● What to do
From the entries below, extract every line that includes the word "this".

——

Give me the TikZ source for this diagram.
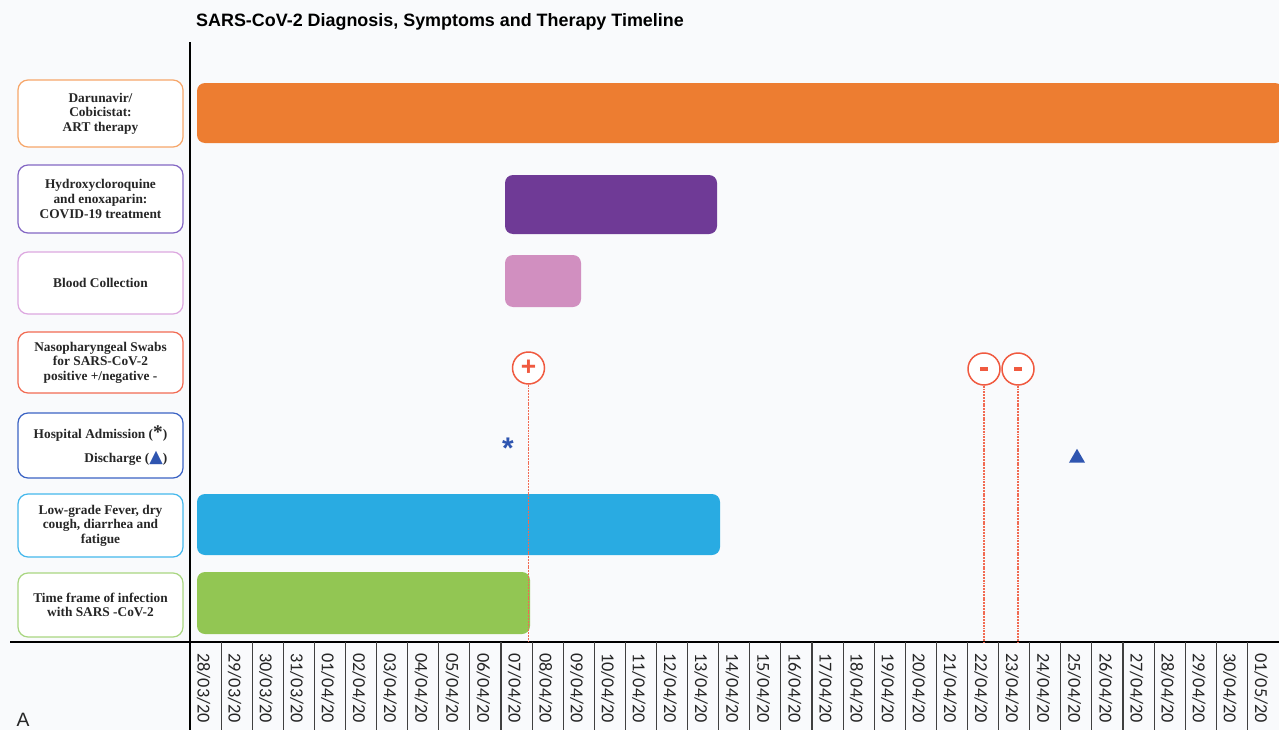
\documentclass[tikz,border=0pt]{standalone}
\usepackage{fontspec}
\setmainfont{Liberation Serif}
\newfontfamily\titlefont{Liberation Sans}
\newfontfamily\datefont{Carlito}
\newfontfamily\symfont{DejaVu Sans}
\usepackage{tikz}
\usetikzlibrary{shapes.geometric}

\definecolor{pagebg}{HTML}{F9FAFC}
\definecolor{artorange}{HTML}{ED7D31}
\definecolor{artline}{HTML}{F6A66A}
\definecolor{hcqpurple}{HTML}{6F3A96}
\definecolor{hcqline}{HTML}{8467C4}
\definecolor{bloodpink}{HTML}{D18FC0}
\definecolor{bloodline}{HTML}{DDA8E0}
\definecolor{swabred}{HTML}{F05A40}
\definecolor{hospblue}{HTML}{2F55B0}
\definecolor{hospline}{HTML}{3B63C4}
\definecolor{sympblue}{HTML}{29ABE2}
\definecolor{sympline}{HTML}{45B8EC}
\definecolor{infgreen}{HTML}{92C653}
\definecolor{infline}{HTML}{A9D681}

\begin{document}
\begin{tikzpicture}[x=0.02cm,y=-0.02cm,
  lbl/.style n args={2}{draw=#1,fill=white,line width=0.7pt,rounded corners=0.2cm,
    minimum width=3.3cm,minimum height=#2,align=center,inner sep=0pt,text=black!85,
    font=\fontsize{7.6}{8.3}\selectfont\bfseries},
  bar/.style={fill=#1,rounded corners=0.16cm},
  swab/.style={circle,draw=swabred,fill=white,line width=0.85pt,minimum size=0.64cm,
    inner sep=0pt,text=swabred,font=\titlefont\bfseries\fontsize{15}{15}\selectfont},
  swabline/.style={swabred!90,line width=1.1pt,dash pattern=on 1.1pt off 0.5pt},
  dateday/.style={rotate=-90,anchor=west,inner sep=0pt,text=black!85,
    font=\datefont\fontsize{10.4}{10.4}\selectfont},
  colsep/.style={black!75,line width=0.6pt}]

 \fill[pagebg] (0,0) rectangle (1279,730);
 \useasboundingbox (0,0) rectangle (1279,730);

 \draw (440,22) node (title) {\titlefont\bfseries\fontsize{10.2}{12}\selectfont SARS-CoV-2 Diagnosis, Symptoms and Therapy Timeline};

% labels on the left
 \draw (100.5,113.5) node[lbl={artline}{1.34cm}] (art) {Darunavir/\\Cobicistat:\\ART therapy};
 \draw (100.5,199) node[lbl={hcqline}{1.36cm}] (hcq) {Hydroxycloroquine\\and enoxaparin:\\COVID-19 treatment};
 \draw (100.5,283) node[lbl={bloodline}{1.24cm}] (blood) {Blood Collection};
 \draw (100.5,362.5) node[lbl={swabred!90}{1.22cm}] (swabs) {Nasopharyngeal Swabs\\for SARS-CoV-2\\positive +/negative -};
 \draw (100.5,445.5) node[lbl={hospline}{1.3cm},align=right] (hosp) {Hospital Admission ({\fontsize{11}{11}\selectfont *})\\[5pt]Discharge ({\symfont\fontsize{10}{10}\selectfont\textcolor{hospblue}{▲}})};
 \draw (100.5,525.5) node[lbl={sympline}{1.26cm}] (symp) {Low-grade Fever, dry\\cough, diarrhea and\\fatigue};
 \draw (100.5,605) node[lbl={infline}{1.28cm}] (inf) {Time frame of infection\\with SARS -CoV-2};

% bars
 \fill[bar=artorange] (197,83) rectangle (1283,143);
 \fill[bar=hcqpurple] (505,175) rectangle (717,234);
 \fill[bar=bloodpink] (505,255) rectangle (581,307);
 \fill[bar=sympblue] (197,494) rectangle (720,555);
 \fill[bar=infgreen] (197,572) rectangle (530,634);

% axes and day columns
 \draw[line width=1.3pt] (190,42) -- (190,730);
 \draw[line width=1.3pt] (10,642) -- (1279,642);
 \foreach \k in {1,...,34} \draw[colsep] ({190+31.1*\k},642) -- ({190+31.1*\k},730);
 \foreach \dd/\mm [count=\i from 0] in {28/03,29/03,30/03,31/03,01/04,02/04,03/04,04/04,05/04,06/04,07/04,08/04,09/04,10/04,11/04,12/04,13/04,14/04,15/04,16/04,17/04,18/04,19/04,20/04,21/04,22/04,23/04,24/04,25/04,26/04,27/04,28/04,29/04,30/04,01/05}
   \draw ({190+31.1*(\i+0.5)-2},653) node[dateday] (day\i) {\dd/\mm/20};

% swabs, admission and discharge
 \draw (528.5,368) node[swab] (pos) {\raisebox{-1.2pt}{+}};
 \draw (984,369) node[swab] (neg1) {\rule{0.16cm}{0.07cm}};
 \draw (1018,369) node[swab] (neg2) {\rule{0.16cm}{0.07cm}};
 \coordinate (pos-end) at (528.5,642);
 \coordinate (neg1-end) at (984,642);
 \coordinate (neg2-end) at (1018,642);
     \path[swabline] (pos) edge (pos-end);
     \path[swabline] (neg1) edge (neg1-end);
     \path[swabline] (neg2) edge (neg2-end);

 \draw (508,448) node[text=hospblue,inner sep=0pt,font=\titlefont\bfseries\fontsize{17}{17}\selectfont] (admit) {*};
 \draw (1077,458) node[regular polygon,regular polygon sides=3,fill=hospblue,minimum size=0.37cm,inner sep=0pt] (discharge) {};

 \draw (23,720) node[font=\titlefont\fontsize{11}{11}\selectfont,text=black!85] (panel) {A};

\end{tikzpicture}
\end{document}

——

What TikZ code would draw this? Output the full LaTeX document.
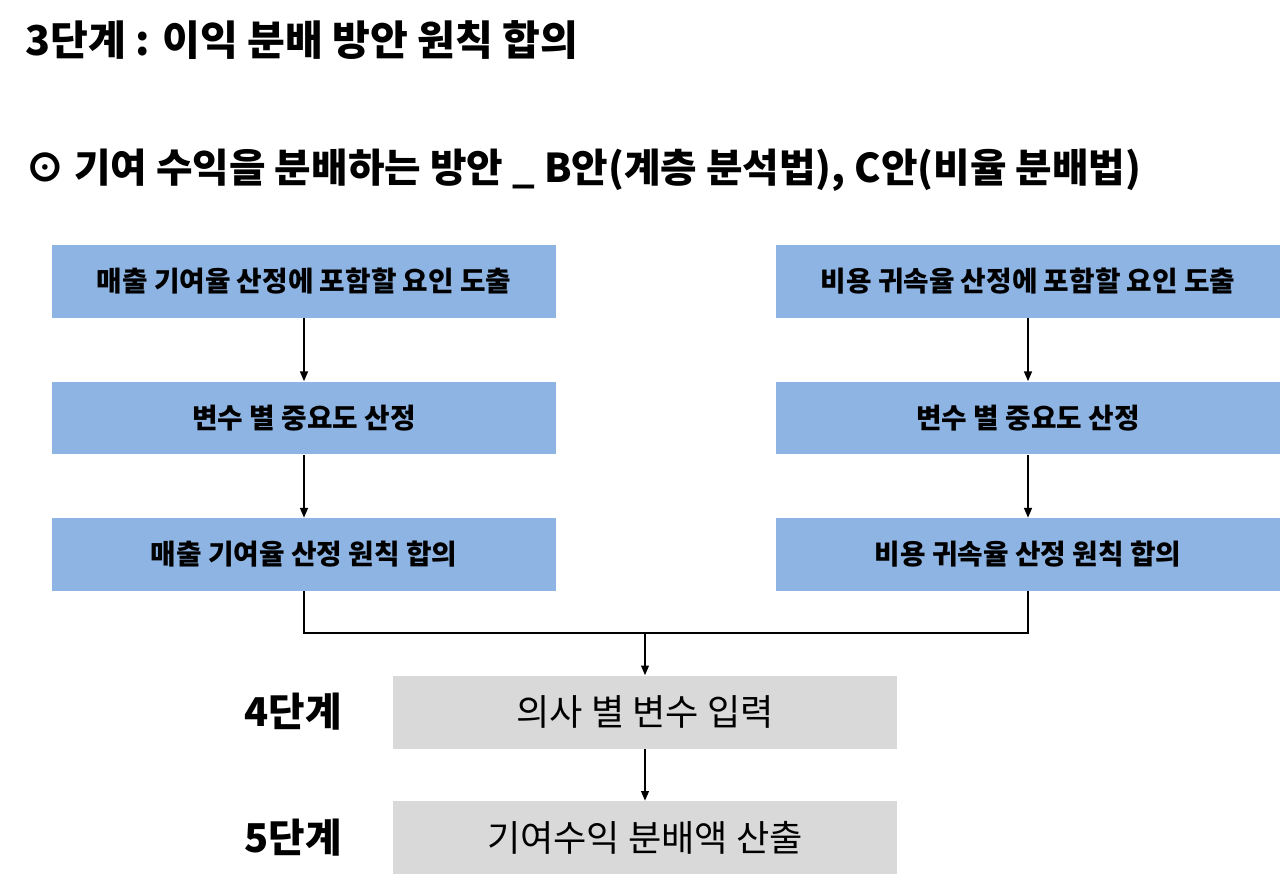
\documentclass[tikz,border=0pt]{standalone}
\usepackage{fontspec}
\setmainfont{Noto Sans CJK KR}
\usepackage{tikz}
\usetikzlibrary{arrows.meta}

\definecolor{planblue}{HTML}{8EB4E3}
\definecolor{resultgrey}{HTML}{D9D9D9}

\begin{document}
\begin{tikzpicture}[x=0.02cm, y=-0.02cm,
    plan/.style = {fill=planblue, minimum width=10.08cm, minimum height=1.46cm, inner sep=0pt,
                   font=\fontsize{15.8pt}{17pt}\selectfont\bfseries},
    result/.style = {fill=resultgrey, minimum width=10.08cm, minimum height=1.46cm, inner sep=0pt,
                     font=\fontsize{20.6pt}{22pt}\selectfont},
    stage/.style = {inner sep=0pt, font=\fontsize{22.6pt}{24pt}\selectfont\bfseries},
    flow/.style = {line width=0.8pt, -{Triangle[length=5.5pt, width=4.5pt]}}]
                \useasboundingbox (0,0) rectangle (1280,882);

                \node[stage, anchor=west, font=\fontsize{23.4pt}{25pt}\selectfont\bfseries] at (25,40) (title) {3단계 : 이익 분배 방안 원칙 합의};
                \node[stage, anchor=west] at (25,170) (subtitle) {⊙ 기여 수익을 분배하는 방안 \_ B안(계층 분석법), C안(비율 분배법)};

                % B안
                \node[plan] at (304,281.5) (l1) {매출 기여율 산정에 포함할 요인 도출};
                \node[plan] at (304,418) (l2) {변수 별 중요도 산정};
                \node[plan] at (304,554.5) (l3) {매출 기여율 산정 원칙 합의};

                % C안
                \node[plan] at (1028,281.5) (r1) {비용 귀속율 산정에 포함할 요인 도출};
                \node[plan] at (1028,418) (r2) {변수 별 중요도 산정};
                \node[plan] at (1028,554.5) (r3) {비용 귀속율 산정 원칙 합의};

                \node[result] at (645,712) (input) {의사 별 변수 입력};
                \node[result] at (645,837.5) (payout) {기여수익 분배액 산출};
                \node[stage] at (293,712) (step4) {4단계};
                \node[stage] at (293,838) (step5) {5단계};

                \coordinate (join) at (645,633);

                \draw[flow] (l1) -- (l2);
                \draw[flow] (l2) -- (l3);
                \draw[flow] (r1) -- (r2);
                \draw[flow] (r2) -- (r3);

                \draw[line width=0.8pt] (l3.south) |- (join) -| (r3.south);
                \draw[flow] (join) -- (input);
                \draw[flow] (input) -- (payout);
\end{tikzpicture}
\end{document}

——

● Task response
Give me the TikZ source for this diagram.
What TikZ code would draw this? Output the full LaTeX document.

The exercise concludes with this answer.